Et lorsque Aristote décrit « les Dieux » comme étrangers à toute activité et à toute vertu, faisant ainsi la critique de la mythologie populaire, lorsqu’il définit ces Dieux comme étant par excellence doués d’une activité contemplative, c’est encore dans la perspective d’une sorte d’humanisme qu’il se situe, puisque sa réflexion sur les Dieux se conclut par une évocation du bonheur de l’homme lui-même : « l’existence de l’homme ne connaît ce bonheur que dans la mesure où elle présente quelque ressemblance avec une activité de ce genre » (X, VIII, 8).

Si l’activité de Dieu, « qui l’emporte par sa félicité » ne peut être que contemplative, c’est que la contemplation est devenue pour Aristote le modèle et la référence ultime de cela qui, par son autonomie et son indépendance, mérite d’être appelé un bien. Or la contemplation est l’acte propre de l’esprit humain. On peut donc dire que, pour Aristote, l’acte divin est la référence absolue pour la compréhension de la vie heureuse, mais l’on peut dire inversement que le plaisir, ainsi que la plénitude, de l’activité contemplative, en l’homme sage, est le véritable modèle qui permet de comprendre la vie divine. Aristote se situe en fait au-delà d’une quelconque tension entre le divin et l’humain, puisque ce qui lui importe au premier chef dans la constitution de la philosophie comme éthique est la détermination des moyens que possède l’homme pour accéder à sa propre essence, c’est-à-dire à une vie parfaitement heureuse.

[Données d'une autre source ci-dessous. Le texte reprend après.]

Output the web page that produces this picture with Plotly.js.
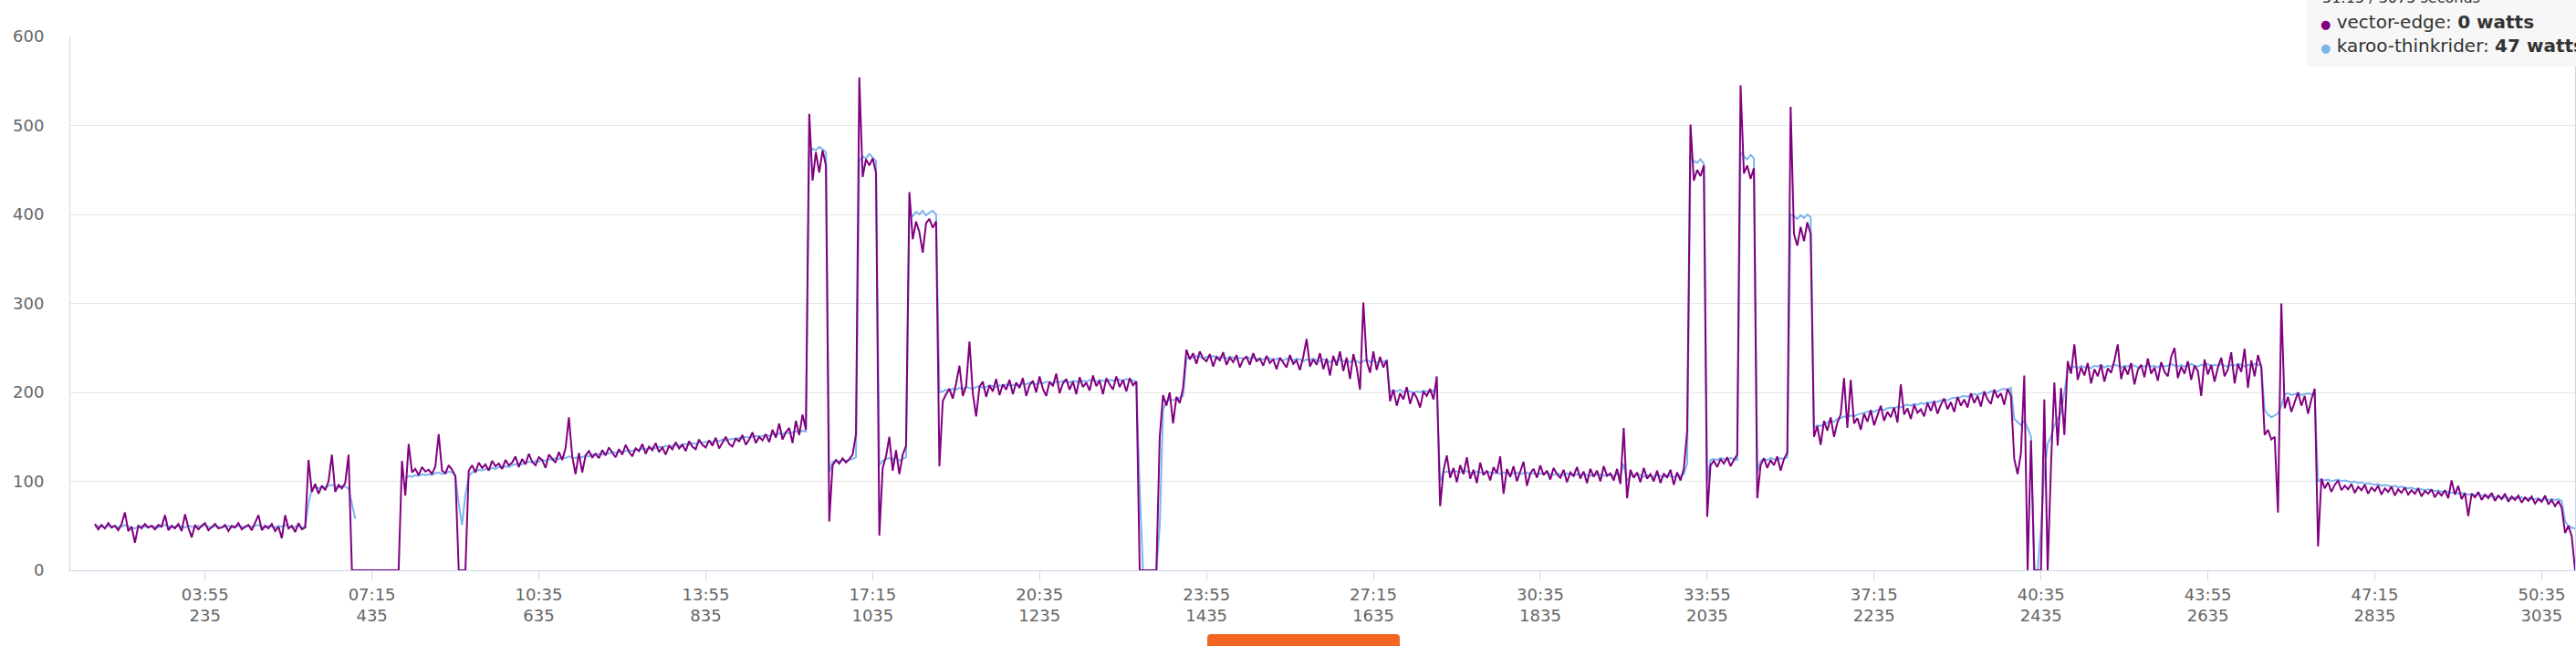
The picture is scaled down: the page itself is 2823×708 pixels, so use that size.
<!DOCTYPE html>
<html>
<head>
<meta charset="utf-8">
<script src="https://cdn.plot.ly/plotly-3.0.1.min.js"></script>
<style>
  html, body { margin: 0; padding: 0; background: #ffffff; }
  #chart { width: 2823px; height: 708px; }
</style>
</head>
<body>
<div id="chart"></div>
<script>
// ---- Data (seconds, watts) ----
const sampleStart = 103;   // first sample, seconds
const sampleStep = 4;      // seconds between samples

// vector-edge power (watts), 100 s per row
const vectorEdge = [
  52,46,51,47,53,48,50,45,52,65,44,49,31,50,47,52,48,50,46,51,49,62,45,50,47,
  52,44,63,48,37,51,46,50,53,45,49,52,47,48,51,44,50,48,53,46,49,51,45,54,62,
  45,50,47,52,44,49,36,62,47,50,43,53,46,48,124,88,97,86,95,90,100,130,88,96,92,
  98,130,0,0,0,0,0,0,0,0,0,0,0,0,0,0,0,123,84,142,110,114,107,116,111,
  113,108,117,153,112,109,118,113,106,0,0,0,112,118,110,121,115,119,112,123,117,120,114,124,118,
  121,128,116,125,119,131,122,118,127,124,115,130,126,121,133,124,137,172,128,108,132,110,129,134,127,
  131,126,135,129,138,132,127,136,130,141,133,128,137,134,142,131,139,135,143,133,138,130,140,136,144,
  137,141,134,145,139,136,147,141,138,146,140,149,137,144,150,142,139,148,145,152,141,147,155,143,150,
  146,153,144,158,149,165,147,155,160,143,168,152,175,158,513,438,470,447,472,455,55,118,124,120,126,
  121,125,130,153,554,442,462,455,463,447,39,115,128,150,112,135,108,130,140,425,372,392,380,357,390,
  395,385,392,117,190,198,204,193,210,230,196,207,257,199,173,206,212,195,208,201,215,197,209,203,214,
  198,211,205,216,196,208,213,200,218,204,196,212,207,221,199,210,215,203,212,198,217,206,211,202,219,
  207,213,198,216,209,203,218,206,214,201,216,208,212,0,0,0,0,0,0,150,197,185,200,165,195,
  188,205,248,237,244,232,246,238,235,243,229,240,236,245,231,239,234,242,228,237,240,231,244,235,238,
  230,241,233,237,226,239,234,228,242,232,236,225,240,260,229,237,231,244,226,238,219,241,230,246,224,
  239,215,243,228,203,301,235,222,246,225,240,228,236,190,203,185,199,192,206,187,200,194,183,201,196,
  204,192,218,72,112,129,104,115,99,118,108,127,103,113,98,121,107,112,101,116,109,128,86,114,105,
  117,100,111,122,95,109,114,104,118,107,112,102,115,108,104,113,99,110,106,116,103,111,98,114,105,
  112,100,117,106,109,101,114,97,160,81,113,104,110,99,115,103,108,100,112,98,109,104,113,96,110,
  101,114,156,501,438,450,443,455,60,118,123,116,125,120,127,117,124,130,545,446,455,440,452,81,118,
  126,115,124,118,128,112,125,132,521,378,365,386,370,391,378,150,162,141,168,157,172,150,166,175,216,
  160,214,165,171,158,176,167,180,163,174,185,168,178,172,183,166,209,175,182,170,186,177,181,173,188,
  179,190,176,186,193,181,189,178,195,185,192,183,199,188,196,184,201,192,187,203,194,199,186,204,196,
  125,108,132,219,0,146,0,0,0,192,0,118,211,140,205,152,235,221,254,214,228,219,233,210,226,
  218,231,212,227,222,236,254,215,229,220,233,209,225,231,217,238,221,228,213,234,223,218,240,250,216,
  229,221,235,214,230,224,196,237,220,231,212,228,239,218,226,245,210,232,223,249,205,236,218,242,228,
  152,158,147,150,65,300,182,195,178,190,200,185,196,176,192,204,27,103,92,99,88,96,101,90,95,
  91,97,87,94,90,96,86,93,89,95,85,92,88,94,84,91,87,93,85,90,86,92,83,89,86,
  91,82,88,84,90,81,101,85,95,80,87,61,86,82,88,79,85,81,87,78,84,80,86,77,83,
  79,84,76,82,78,83,75,80,77,84,74,79,72,78,70,42,50,38,0
];

// karoo-thinkrider power (watts), same timestamps, null = no reading
const karooThinkrider = [
  49,50,49,48,50,49,50,48,49,51,49,48,47,49,50,49,48,50,49,48,50,51,49,48,49,
  50,49,48,50,49,48,50,49,51,49,48,50,49,48,49,50,48,49,50,49,48,50,49,50,51,
  49,48,50,49,48,50,49,51,49,48,49,50,48,49,75,92,93,92,94,93,95,96,94,93,95,
  94,92,75,58,null,null,null,null,null,null,null,null,null,null,null,null,null,null,104,106,105,107,106,108,107,
  108,107,109,110,108,109,111,110,106,75,51,85,106,110,111,113,112,114,113,115,114,116,115,117,116,
  118,119,120,119,121,122,121,123,122,124,123,125,124,126,125,127,126,128,127,126,128,127,129,128,130,
  130,131,130,132,131,133,132,134,133,134,135,134,136,135,137,136,137,138,137,139,138,140,139,140,141,
  140,141,142,141,143,142,144,143,144,145,144,146,145,147,146,147,148,147,149,148,150,149,150,151,150,
  151,152,151,153,152,154,153,155,154,155,156,155,157,156,470,474,472,476,473,470,110,122,123,122,124,
  123,124,125,127,460,465,463,468,464,460,118,123,125,126,124,127,123,125,127,402,398,403,400,404,399,
  402,404,400,200,201,203,202,204,203,205,204,206,205,204,206,207,205,206,208,207,206,208,207,209,208,
  208,209,208,210,209,211,210,209,211,210,212,211,210,212,211,213,212,211,213,212,211,213,212,214,213,
  212,214,213,212,214,213,215,214,213,215,214,213,212,90,0,0,0,0,0,50,180,190,192,191,193,
  194,196,238,240,239,241,240,238,240,239,241,238,240,239,238,240,239,237,239,238,240,238,239,237,238,
  237,239,238,236,238,237,236,238,237,236,238,237,235,237,236,238,236,235,237,236,234,236,235,237,235,
  236,234,236,235,233,235,237,234,236,233,235,234,236,200,202,201,203,200,202,201,199,201,200,202,201,
  200,202,203,100,110,111,110,112,111,110,112,111,110,109,111,110,109,111,110,109,110,108,110,109,108,
  109,110,108,109,110,108,109,107,109,108,110,108,107,109,108,107,109,108,106,108,107,109,107,106,108,
  107,108,106,108,107,106,108,107,120,100,107,106,108,107,105,107,106,105,107,106,105,107,106,105,107,
  106,108,120,466,460,458,462,457,100,124,125,124,126,125,124,126,125,124,470,465,462,467,463,110,123,
  125,124,126,125,124,126,125,127,400,398,395,399,396,400,397,160,163,162,165,166,168,167,170,171,173,
  172,174,173,175,176,177,178,179,178,180,181,180,182,183,182,184,183,185,186,185,187,186,188,187,189,
  188,190,189,191,192,191,193,194,193,195,196,195,197,198,197,199,200,199,201,202,201,203,204,203,205,
  170,166,163,168,160,150,0,0,46,110,142,150,163,170,177,200,226,228,229,227,230,228,229,227,230,
  229,231,228,230,229,231,230,228,230,229,231,230,228,230,229,231,229,230,228,231,229,230,232,230,229,
  231,229,230,232,230,229,231,230,232,229,231,230,232,230,229,231,230,232,231,229,231,230,232,231,230,
  180,175,172,174,176,185,198,199,197,198,199,197,198,199,198,197,100,102,101,102,100,101,102,100,101,
  100,99,100,98,99,97,98,97,96,97,95,96,95,94,95,93,94,93,92,93,91,92,91,90,91,
  90,89,90,88,89,88,87,88,86,87,86,85,86,84,85,84,83,84,83,82,83,81,82,81,80,
  82,81,82,80,81,80,80,81,79,80,79,80,79,80,78,55,50,48,47
];

// x-axis ticks
const tickSeconds = [235, 435, 635, 835, 1035, 1235, 1435, 1635, 1835, 2035, 2235, 2435, 2635, 2835, 3035];
const tickClock = ['03:55','07:15','10:35','13:55','17:15','20:35','23:55','27:15','30:35','33:55','37:15','40:35','43:55','47:15','50:35'];

// tooltip content at the hovered moment
const hoverClock = '51:15';
const hoverSeconds = 3075;
const hoverVector = 0;
const hoverKaroo = 47;

const seriesNames = ['vector-edge', 'karoo-thinkrider'];
const seriesColors = ['#800080', '#7cb5ec'];

// ---- Build ----
const times = vectorEdge.map((_, i) => sampleStart + i * sampleStep);
console.log('lengths', vectorEdge.length, karooThinkrider.length);

const traces = [
  {
    x: times, y: karooThinkrider, name: seriesNames[1], type: 'scatter', mode: 'lines',
    line: { color: seriesColors[1], width: 2 }, connectgaps: false, hoverinfo: 'skip'
  },
  {
    x: times, y: vectorEdge, name: seriesNames[0], type: 'scatter', mode: 'lines',
    line: { color: seriesColors[0], width: 2 }, hoverinfo: 'skip'
  }
];

const W = 2823, H = 708;
const mL = 77, mR = 1, mT = 40, mB = 83;
const pw = W - mL - mR, ph = H - mT - mB;
const px = v => (v - mL) / pw;          // pixel -> paper x
const py = v => (H - mB - v) / ph;      // pixel -> paper y

const fontFam = '"DejaVu Sans", "Lucida Grande", Arial, sans-serif';

const layout = {
  width: W, height: H,
  margin: { l: mL, r: mR, t: mT, b: mB, pad: 0 },
  paper_bgcolor: '#ffffff', plot_bgcolor: '#ffffff',
  showlegend: false,
  hovermode: false,
  font: { family: fontFam, color: '#666666', size: 18 },
  xaxis: {
    range: [73.5, 3075],
    tickmode: 'array',
    tickvals: tickSeconds,
    ticktext: tickSeconds.map((s, i) => tickClock[i] + '<br>' + s),
    ticks: 'outside', ticklen: 10, tickwidth: 1, tickcolor: '#ccd6eb',
    showgrid: false, zeroline: false,
    showline: true, linecolor: '#ccd6eb', linewidth: 1,
    tickfont: { family: fontFam, size: 18, color: '#666666' }
  },
  yaxis: {
    range: [0, 600], dtick: 100, tick0: 0,
    showgrid: true, gridcolor: '#e6e6e6', gridwidth: 1,
    zeroline: false,
    showline: true, linecolor: '#ccd6eb', linewidth: 1, mirror: true,
    ticks: '', ticklabelstandoff: 24,
    tickfont: { family: fontFam, size: 18, color: '#666666' }
  },
  shapes: [
    { type: 'rect', xref: 'paper', yref: 'paper', layer: 'above',
      x0: px(2527), x1: px(2830), y0: py(73), y1: py(-10),
      fillcolor: 'rgba(247,247,247,0.97)', line: { width: 0 } },
    { type: 'path', xref: 'paper', yref: 'paper', layer: 'above',
      path: 'M ' + px(1323) + ' ' + py(712) + ' L ' + px(1323) + ' ' + py(699) +
            ' Q ' + px(1323) + ' ' + py(695) + ' ' + px(1327) + ' ' + py(695) +
            ' L ' + px(1530) + ' ' + py(695) +
            ' Q ' + px(1534) + ' ' + py(695) + ' ' + px(1534) + ' ' + py(699) +
            ' L ' + px(1534) + ' ' + py(712) + ' Z',
      fillcolor: '#f26522', line: { width: 0 } }
  ],
  annotations: [
    { xref: 'paper', yref: 'paper', x: px(2543), y: py(-3), xanchor: 'left', yanchor: 'middle',
      showarrow: false, align: 'left',
      text: hoverClock + ' / ' + hoverSeconds + ' seconds',
      font: { family: fontFam, size: 16, color: '#333333' } },
    { xref: 'paper', yref: 'paper', x: px(2541), y: py(24), xanchor: 'left', yanchor: 'middle',
      showarrow: false, align: 'left',
      text: '<span style="color:' + seriesColors[0] + ';font-size:13px">●</span> ' + seriesNames[0] + ': <b>' + hoverVector + ' watts</b>',
      font: { family: fontFam, size: 20, color: '#333333' } },
    { xref: 'paper', yref: 'paper', x: px(2541), y: py(50), xanchor: 'left', yanchor: 'middle',
      showarrow: false, align: 'left',
      text: '<span style="color:' + seriesColors[1] + ';font-size:13px">●</span> ' + seriesNames[1] + ': <b>' + hoverKaroo + ' watts</b>',
      font: { family: fontFam, size: 20, color: '#333333' } }
  ]
};

Plotly.newPlot('chart', traces, layout, { displayModeBar: false, responsive: false });
</script>
</body>
</html>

Si la contemplation (ou philosophie) est pour le sage à la fois le but et le moyen de la vie heureuse, et si elle vaut par son achèvement et son autonomie, il existe en outre des moyens de second niveau qui permettent d’accéder au bonheur. Ces moyens ou ses médiations ne se substituent pas à la contemplation mais en facilitent l’accès.

Il s’agit d’abord de l’éducation : elle est la préparation à la vie heureuse. Cependant, en raison même de son importance, elle ne saurait être confiée à tout un chacun mais seulement au législateur qui définira par de bonnes lois la meilleure éducation pouvant conduire à la sagesse.

Ainsi, l’action politique est un moyen d’un bonheur parfait; mais en même temps elle est un plaisir par elle-même puisqu’elle est le déploiement d’une activité, et cela au sein et pour le bien de la Cité. C’est dans son ouvrage, la Politique, qu’Aristote traite plus particulièrement de l’agencement de la cité, mais l’on peut déjà considérer que l’action et la réflexion politiques constituent pour Aristote des éléments importants de l’activité du sage dans l’instauration de sa propre vie comme existence heureuse.